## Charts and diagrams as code
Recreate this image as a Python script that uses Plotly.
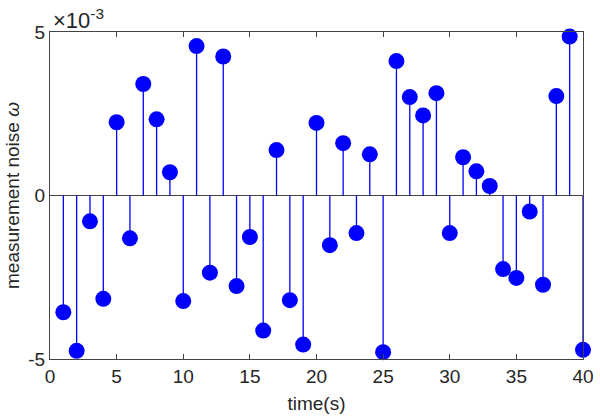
import plotly.graph_objects as go

t = list(range(1, 41))
noise_e3 = [-3.57, -4.75, -0.79, -3.16, 2.24, -1.31, 3.41, 2.33, 0.71, -3.23,
            4.57, -2.36, 4.25, -2.77, -1.27, -4.13, 1.39, -3.20, -4.56, 2.22,
            -1.52, 1.60, -1.15, 1.26, -4.79, 4.11, 3.01, 2.45, 3.13, -1.15,
            1.17, 0.74, 0.29, -2.25, -2.52, -0.49, -2.73, 3.04, 4.86, -4.72]
noise = [v * 1e-3 for v in noise_e3]

x_ticks = [0, 5, 10, 15, 20, 25, 30, 35, 40]
y_ticks = [-0.005, 0, 0.005]
y_ticklabels = ["-5", "0", "5"]

stem_x, stem_y = [], []
for xi, yi in zip(t, noise):
    stem_x += [xi, xi, None]
    stem_y += [0, yi, None]

axis_col = "#444444"
text_col = "#262626"
font_family = "Liberation Sans, Arial, Helvetica, sans-serif"

fig = go.Figure()
fig.add_trace(go.Scatter(x=[0, 40], y=[0, 0], mode="lines",
                         line=dict(color=axis_col, width=1.2), hoverinfo="skip", showlegend=False))
fig.add_trace(go.Scatter(x=stem_x, y=stem_y, mode="lines",
                         line=dict(color="#0000FF", width=1.3), hoverinfo="skip", showlegend=False))
fig.add_trace(go.Scatter(x=t, y=noise, mode="markers",
                         marker=dict(color="#0000FF", size=16, line=dict(width=0)),
                         showlegend=False, cliponaxis=False))

fig.update_layout(
    width=600, height=419,
    margin=dict(l=50, r=17, t=32, b=60, autoexpand=False),
    paper_bgcolor="white", plot_bgcolor="white",
    font=dict(family=font_family, size=19, color=text_col),
    showlegend=False,
    xaxis=dict(range=[0, 40], tickvals=x_ticks, ticks="inside", ticklen=5,
               tickcolor=axis_col, showline=True, linecolor=axis_col, linewidth=1.2,
               mirror="ticks", showgrid=False, zeroline=False, automargin=False,
               title=dict(text="time(s)", font=dict(size=19), standoff=10),
               tickfont=dict(size=19)),
    yaxis=dict(range=[-0.005, 0.005], tickvals=y_ticks, ticktext=y_ticklabels,
               ticks="inside", ticklen=5, tickcolor=axis_col, showline=True,
               linecolor=axis_col, linewidth=1.2, mirror="ticks", showgrid=False,
               zeroline=False, automargin=False,
               title=dict(text="measurement noise <i>ω</i>", font=dict(size=19), standoff=3),
               tickfont=dict(size=19)),
)

fig.add_annotation(x=0, y=1, xref="paper", yref="paper", xanchor="left", yanchor="bottom",
                   text="×10<sup>-3</sup>", showarrow=False, xshift=1, yshift=-3,
                   font=dict(size=22, color=text_col))

fig.write_html("out.html")
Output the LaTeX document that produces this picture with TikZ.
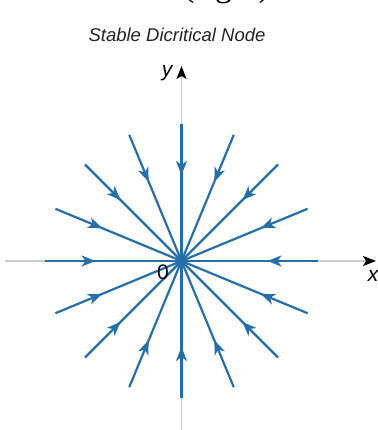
\documentclass[tikz,border=0pt]{standalone}
\usepackage{fontspec}
\setmainfont{Liberation Serif}
\setsansfont{Liberation Sans}
\usetikzlibrary{arrows.meta,decorations.markings,calc}
\definecolor{raycol}{RGB}{38,110,170}
\definecolor{axiscol}{RGB}{204,204,204}
\definecolor{titlecol}{RGB}{35,35,35}
\begin{document}
\begin{tikzpicture}[x=1pt,y=-1pt,
  axisline/.style={draw=axiscol,line width=1.9pt,
    -{Stealth[black,length=13pt,width=10pt,inset=3pt]}},
  ray/.style={draw,color=raycol,line width=2.2pt,postaction={decorate},
    decoration={markings,mark=at position 0.37 with
      {\arrow{Stealth[length=14pt,width=11pt,inset=4pt]}}}},
  lbl/.style={font=\sffamily\itshape\fontsize{21}{21}\selectfont,inner sep=0pt},
  title/.style={font=\sffamily\itshape\fontsize{18.5}{18.5}\selectfont,
    text=titlecol,inner sep=0pt,anchor=base}]
\useasboundingbox (0,0) rectangle (377,430);

% caption of the panel above, cut by the page edge
\begin{scope}
  \clip (0,0) rectangle (377,430);
  \node[font=\fontsize{34}{34}\selectfont,inner sep=0pt,anchor=base]
    (cap) at (226.5,-3) {(right)};
\end{scope}

\node[title] (ttl) at (177,42) {Stable Dicritical Node};

% origin and axes
\coordinate (O) at (181.5,261);
\coordinate (xl) at (5,261);
\coordinate (xr) at (376,261);
\coordinate (yb) at (181.5,430);
\coordinate (yt) at (181.5,66);
\draw[axisline] (xl) -- (xr);
\draw[axisline] (yb) -- (yt);

% sixteen trajectories flowing into the node
\foreach \i in {0,...,15}{
  \coordinate (r\i) at ($(O)+({\i*22.5}:136.5)$);
  \draw[ray] (r\i) -- (O);
}

\node[lbl] (ylab) at (167,73) {y};
\node[lbl] (xlab) at (373,276) {x};
\node[lbl,font=\sffamily\fontsize{21}{21}\selectfont] (zero) at (163,272) {0};
\end{tikzpicture}
\end{document}
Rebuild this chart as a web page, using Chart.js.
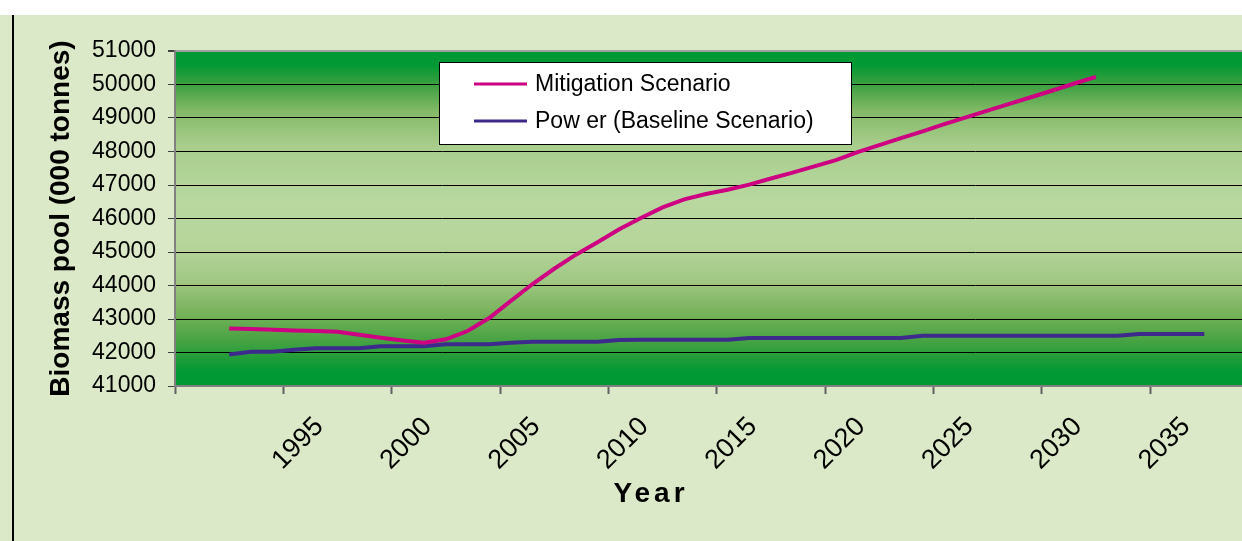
<!DOCTYPE html>
<html>
<head>
<meta charset="utf-8">
<script src="https://cdn.jsdelivr.net/npm/chart.js@4.4.1/dist/chart.umd.min.js"></script>
<style>
  html, body { margin: 0; padding: 0; background: #fff; }
  #wrap { width: 1242px; height: 541px; position: relative; }
</style>
</head>
<body>
<div id="wrap"><canvas id="biomassChart"></canvas></div>
<script>
// Years of each series
const mitigationYears = [];
for (let y = 1992; y <= 2032; y++) mitigationYears.push(y);
const baselineYears = [];
for (let y = 1992; y <= 2037; y++) baselineYears.push(y);

// Biomass pool (000 tonnes)
const mitigation = [
  42720, 42700, 42680, 42660, 42640, 42620, 42530, 42440, 42355, 42290,
  42395, 42640, 43030, 43540, 44045, 44500, 44920, 45290, 45680, 46015,
  46330, 46570, 46730, 46860, 47010, 47195, 47370, 47555, 47740, 47980,
  48190, 48400, 48600, 48820, 49020, 49220, 49420, 49620, 49820, 50030,
  50230
];
const baseline = [
  41940, 42020, 42020, 42080, 42130, 42130, 42130, 42190, 42190, 42190,
  42245, 42245, 42245, 42290, 42320, 42320, 42320, 42320, 42370, 42380,
  42380, 42380, 42380, 42380, 42430, 42430, 42430, 42430, 42430, 42430,
  42430, 42430, 42500, 42500, 42500, 42500, 42500, 42500, 42500, 42500,
  42500, 42500, 42550, 42550, 42550, 42550
];

// x axis: tick marks sit between years, labels on the year
const tickYears = [1990, 1995, 2000, 2005, 2010, 2015, 2020, 2025, 2030, 2035];
const tickLabels = ["", "1995", "2000", "2005", "2010", "2015", "2020", "2025", "2030", "2035"];

const FONT = "'Liberation Sans', Arial, sans-serif";

function toPoints(years, values) {
  return years.map((yr, i) => ({ x: yr, y: values[i] }));
}

// page background, plot gradient, "Year" title, legend box
const decor = {
  id: "decor",
  beforeDraw(chart) {
    const { ctx, chartArea: a, width, height } = chart;
    ctx.save();
    ctx.fillStyle = "#ffffff";
    ctx.fillRect(0, 0, width, height);
    ctx.fillStyle = "#dbe9c8";
    ctx.fillRect(0, 15, width, height - 15);
    ctx.fillStyle = "#000";
    ctx.fillRect(12, 15, 2, height - 15);

    const g = ctx.createLinearGradient(0, a.top, 0, a.bottom);
    g.addColorStop(0.00, "#009933");
    g.addColorStop(0.04, "#009933");
    g.addColorStop(0.10, "#3c9f40");
    g.addColorStop(0.18, "#84ba68");
    g.addColorStop(0.28, "#a8cd8c");
    g.addColorStop(0.45, "#b8d8a0");
    g.addColorStop(0.58, "#b5d59b");
    g.addColorStop(0.68, "#a2c986");
    g.addColorStop(0.78, "#78b35b");
    g.addColorStop(0.86, "#4aa444");
    g.addColorStop(0.92, "#1e9c38");
    g.addColorStop(0.96, "#009933");
    g.addColorStop(1.00, "#009933");
    ctx.fillStyle = g;
    ctx.fillRect(a.left, a.top, a.right - a.left, a.bottom - a.top);
    ctx.restore();
  },
  afterDraw(chart) {
    const { ctx } = chart;
    ctx.save();
    // x title
    ctx.font = "bold 28px " + FONT;
    ctx.fillStyle = "#000";
    ctx.textAlign = "center";
    ctx.textBaseline = "alphabetic";
    ctx.letterSpacing = "4px";
    ctx.fillText("Year", 651, 502);
    ctx.letterSpacing = "0px";

    // legend
    const bx = 439, by = 62, bw = 412, bh = 82;
    ctx.fillStyle = "#fff";
    ctx.fillRect(bx, by, bw, bh);
    ctx.strokeStyle = "#000";
    ctx.lineWidth = 1;
    ctx.strokeRect(bx + 0.5, by + 0.5, bw, bh);
    ctx.font = "23px " + FONT;
    ctx.textAlign = "left";
    ctx.textBaseline = "middle";
    const rows = [84, 121];
    chart.data.datasets.forEach((ds, i) => {
      ctx.strokeStyle = ds.borderColor;
      ctx.lineWidth = 3;
      ctx.beginPath();
      ctx.moveTo(474, rows[i]);
      ctx.lineTo(527, rows[i]);
      ctx.stroke();
      ctx.fillStyle = "#000";
      ctx.fillText(ds.label, 535, rows[i] + 1);
    });
    ctx.restore();
  }
};

new Chart(document.getElementById("biomassChart"), {
  type: "line",
  data: {
    datasets: [
      {
        label: "Mitigation Scenario",
        data: toPoints(mitigationYears, mitigation),
        borderColor: "#cc0080",
        borderWidth: 4,
        pointRadius: 0,
        tension: 0,
        fill: false
      },
      {
        label: "Pow er (Baseline Scenario)",
        data: toPoints(baselineYears, baseline),
        borderColor: "#3d2a8c",
        borderWidth: 4,
        pointRadius: 0,
        tension: 0,
        fill: false
      }
    ]
  },
  options: {
    responsive: true,
    maintainAspectRatio: false,
    animation: false,
    layout: { padding: { top: 51, left: 0, right: 0, bottom: 0 } },
    plugins: {
      legend: { display: false },
      tooltip: { enabled: false }
    },
    scales: {
      x: {
        type: "linear",
        min: 1989.5,
        max: 2038.74,
        afterBuildTicks: (scale) => {
          scale.ticks = tickYears.map((y) => ({ value: y - 0.5 }));
        },
        afterFit: (scale) => { scale.height = 155; },
        border: { color: "#808080", width: 2 },
        grid: {
          drawOnChartArea: false,
          drawTicks: true,
          tickLength: 8,
          tickColor: "#606060",
          tickWidth: 2
        },
        ticks: {
          autoSkip: false,
          minRotation: 45,
          maxRotation: 45,
          padding: 17,
          labelOffset: 36,
          color: "#000",
          font: { family: FONT, size: 27 },
          callback: (value, index) => tickLabels[index]
        }
      },
      y: {
        min: 41000,
        max: 51000,
        afterFit: (scale) => { scale.width = 175; },
        border: { color: "#808080", width: 2 },
        grid: {
          color: (c) => (c.tick && c.tick.value === 51000 ? "#a0a0a0" : "#000"),
          lineWidth: (c) => (c.tick && c.tick.value === 51000 ? 2 : 1),
          tickColor: "#404040",
          tickLength: 7
        },
        ticks: {
          stepSize: 1000,
          padding: 12,
          color: "#000",
          font: { family: FONT, size: 23 },
          callback: (v) => String(v)
        },
        title: {
          display: true,
          text: "Biomass pool (000 tonnes)",
          color: "#000",
          font: { family: FONT, size: 28, weight: "bold" },
          padding: { top: 44, bottom: 0 }
        }
      }
    }
  },
  plugins: [decor]
});
</script>
</body>
</html>
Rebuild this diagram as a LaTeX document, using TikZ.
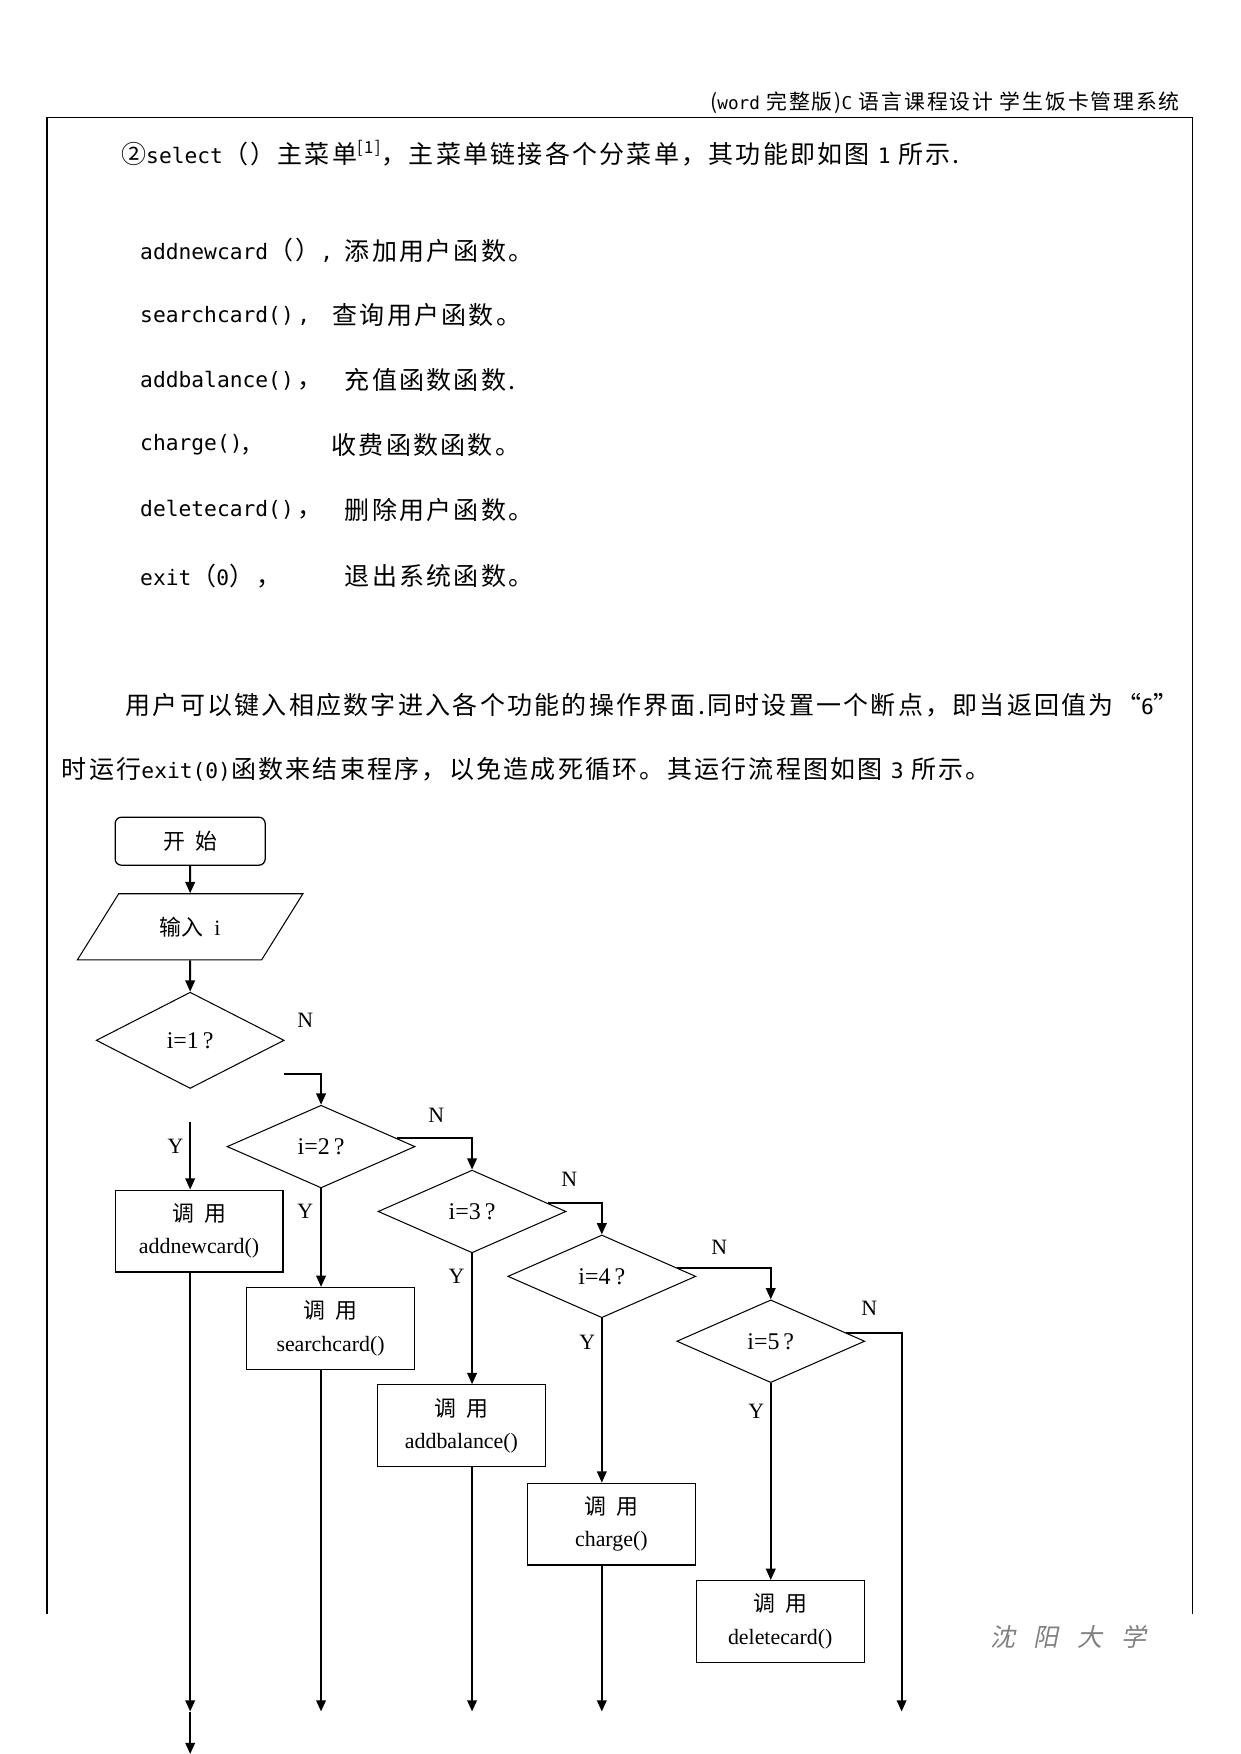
\documentclass[tikz,border=0pt]{standalone}
\usepackage{fontspec}
\setmainfont{Liberation Serif}
\newfontfamily\cjk{Noto Sans CJK SC}
\newfontfamily\cjkbody[LetterSpace=9]{Noto Sans CJK SC}
\newfontfamily\cjkslant[FakeSlant=0.2]{Noto Sans CJK SC}
\newfontfamily\code[Scale=0.85]{DejaVu Sans Mono}
\usetikzlibrary{shapes.geometric,arrows.meta,calc}

\begin{document}
\begin{tikzpicture}[x=0.5368pt,y=-0.5368pt,
    every node/.style={font=\fontsize{10.5}{15.5}\selectfont, inner sep=0pt},
    body/.style={font=\fontsize{12}{14}\selectfont\cjkbody, anchor=west},
    startbox/.style={draw, line width=0.6pt, rounded corners=3pt, minimum width=72pt, minimum height=23pt, font=\fontsize{10.5}{15.5}\selectfont\cjk},
    inbox/.style={draw, line width=0.5pt, trapezium, trapezium left angle=49, trapezium right angle=131, trapezium stretches=true, minimum width=108.4pt, minimum height=31.7pt},
    test/.style={draw, line width=0.5pt, diamond, minimum width=90.2pt, minimum height=39.7pt, font=\fontsize{11.5}{14}\selectfont},
    call/.style={draw, line width=0.6pt, align=center, minimum width=80.5pt, minimum height=39.2pt},
    arr/.style={-{Triangle[length=5.4pt,width=4.6pt]}, line width=0.9pt},
    yn/.style={font=\fontsize{10.5}{12}\selectfont},
]
\useasboundingbox (0,0) rectangle (1109,1568);
% === page head and frame ===
\node[anchor=east, font=\fontsize{10}{12}\selectfont\cjkbody] (head) at (1055,92) {({\code word} 完整版){\code C} 语言课程设计\ 学生饭卡管理系统};
\draw[line width=0.6pt] (42,1443) -- (42,105) -- (1066,105) -- (1066,1443);
% === text ===
\node[body] (intro) at (108,137) {②{\code select}（）主菜单\textsuperscript{[1]}，主菜单链接各个分菜单，其功能即如图 {\code 1} 所示.};
\node[body] (fn1) at (125,224) {{\code addnewcard}（）{\code ,}};
\node[body] (ds1) at (308,224) {添加用户函数。};
\node[body] (fn2) at (125,282) {{\code searchcard()\,,}};
\node[body] (ds2) at (297,282) {查询用户函数。};
\node[body] (fn3) at (125,340) {{\code addbalance()}\,，};
\node[body] (ds3) at (308,340) {充值函数函数.};
\node[body] (fn4) at (125,398) {{\code charge()},};
\node[body] (ds4) at (296,398) {收费函数函数。};
\node[body] (fn5) at (125,456) {{\code deletecard()}\,，};
\node[body] (ds5) at (308,456) {删除用户函数。};
\node[body] (fn6) at (125,515) {{\code exit}（{\code 0}），};
\node[body] (ds6) at (308,515) {退出系统函数。};
\node[body] (para1) at (112,630) {用户可以键入相应数字进入各个功能的操作界面.同时设置一个断点，即当返回值为“{\code 6}”};
\node[body] (para2) at (55,688) {时运行{\code exit(0)}函数来结束程序，以免造成死循环。其运行流程图如图 {\code 3} 所示。};
% === flow chart ===
\node[startbox] (start) at (170,752) {开\ \ 始};
\node[inbox] (input) at (170,828.5) {{\cjk 输入}\ \ i};
\node[test, minimum height=46.2pt] (d1) at (170,930) {i=1\,?};
\node[test] (d2) at (287,1025) {i=2\,?};
\node[test] (d3) at (422,1083) {i=3\,?};
\node[test] (d4) at (538,1141) {i=4\,?};
\node[test] (d5) at (689,1199) {i=5\,?};
% call boxes
\node[call] (b1) at (178,1100.5) {{\cjk 调\ \ 用}\\addnewcard()};
\node[call] (b2) at (295.5,1187.5) {{\cjk 调\ \ 用}\\searchcard()};
\node[call] (b3) at (412.5,1274.5) {{\cjk 调\ \ 用}\\addbalance()};
\node[call] (b4) at (546.5,1362.5) {{\cjk 调\ \ 用}\\charge()};
\node[call] (b5) at (697.5,1449.5) {{\cjk 调\ \ 用}\\deletecard()};
% loose ends
\coordinate (n1) at (254,960);
\coordinate (y1) at (170,1003);
\coordinate (e1) at (170,1530);
\coordinate (e1b) at (170,1568);
\coordinate (e2) at (287,1530);
\coordinate (e3) at (422,1530);
\coordinate (e4) at (538,1530);
\coordinate (e5) at (806,1530);
% Y / N labels
\node[yn] (ln1) at (273,912) {N};
\node[yn] (ly1) at (157,1025) {Y};
\node[yn] (ln2) at (390,997) {N};
\node[yn] (ly2) at (273,1083) {Y};
\node[yn] (ln3) at (509,1054) {N};
\node[yn] (ly3) at (408,1141) {Y};
\node[yn] (ln4) at (643,1115) {N};
\node[yn] (ly4) at (525,1200) {Y};
\node[yn] (ln5) at (777,1170) {N};
\node[yn] (ly5) at (676,1262) {Y};
% connectors
\draw[arr] (start) -- (input);
\draw[arr] (input) -- (d1);
\draw[arr] (n1) -| (d2.north);
\draw[arr] (y1) -- (y1 |- b1.north);
\draw[arr] ($(d2.east)!0.2!(d2.north)$) -| (d3.north);
\draw[arr] ($(d3.east)!0.2!(d3.north)$) -| (d4.north);
\draw[arr] ($(d4.east)!0.2!(d4.north)$) -| (d5.north);
\draw[arr] ($(d5.east)!0.2!(d5.north)$) -| (e5);
\draw[arr] (d2.south) -- (d2.south |- b2.north);
\draw[arr] (d3.south) -- (d3.south |- b3.north);
\draw[arr] (d4.south) -- (d4.south |- b4.north);
\draw[arr] (d5.south) -- (d5.south |- b5.north);
\draw[arr] (e1 |- b1.south) -- (e1);
\draw[arr] (e1) -- (e1b);
\draw[arr] (e2 |- b2.south) -- (e2);
\draw[arr] (e3 |- b3.south) -- (e3);
\draw[arr] (e4 |- b4.south) -- (e4);
% foot
\node[font=\fontsize{12}{14}\selectfont\cjkslant, text=gray] (foot) at (955,1463) {沈\hspace{9pt}阳\hspace{9pt}大\hspace{9pt}学};
\end{tikzpicture}
\end{document}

## WRITTEN INSTRUCTION
Skip the pictures and quote each line of the entries above, from the first through the line with "showlegend=False, cliponaxis=False))", exactly as it appears.

## ANSWER FOR THIS EXERCISE
Recreate this image as a Python script that uses Plotly.
import plotly.graph_objects as go

t = list(range(1, 41))
noise_e3 = [-3.57, -4.75, -0.79, -3.16, 2.24, -1.31, 3.41, 2.33, 0.71, -3.23,
            4.57, -2.36, 4.25, -2.77, -1.27, -4.13, 1.39, -3.20, -4.56, 2.22,
            -1.52, 1.60, -1.15, 1.26, -4.79, 4.11, 3.01, 2.45, 3.13, -1.15,
            1.17, 0.74, 0.29, -2.25, -2.52, -0.49, -2.73, 3.04, 4.86, -4.72]
noise = [v * 1e-3 for v in noise_e3]

x_ticks = [0, 5, 10, 15, 20, 25, 30, 35, 40]
y_ticks = [-0.005, 0, 0.005]
y_ticklabels = ["-5", "0", "5"]

stem_x, stem_y = [], []
for xi, yi in zip(t, noise):
    stem_x += [xi, xi, None]
    stem_y += [0, yi, None]

axis_col = "#444444"
text_col = "#262626"
font_family = "Liberation Sans, Arial, Helvetica, sans-serif"

fig = go.Figure()
fig.add_trace(go.Scatter(x=[0, 40], y=[0, 0], mode="lines",
                         line=dict(color=axis_col, width=1.2), hoverinfo="skip", showlegend=False))
fig.add_trace(go.Scatter(x=stem_x, y=stem_y, mode="lines",
                         line=dict(color="#0000FF", width=1.3), hoverinfo="skip", showlegend=False))
fig.add_trace(go.Scatter(x=t, y=noise, mode="markers",
                         marker=dict(color="#0000FF", size=16, line=dict(width=0)),
                         showlegend=False, cliponaxis=False))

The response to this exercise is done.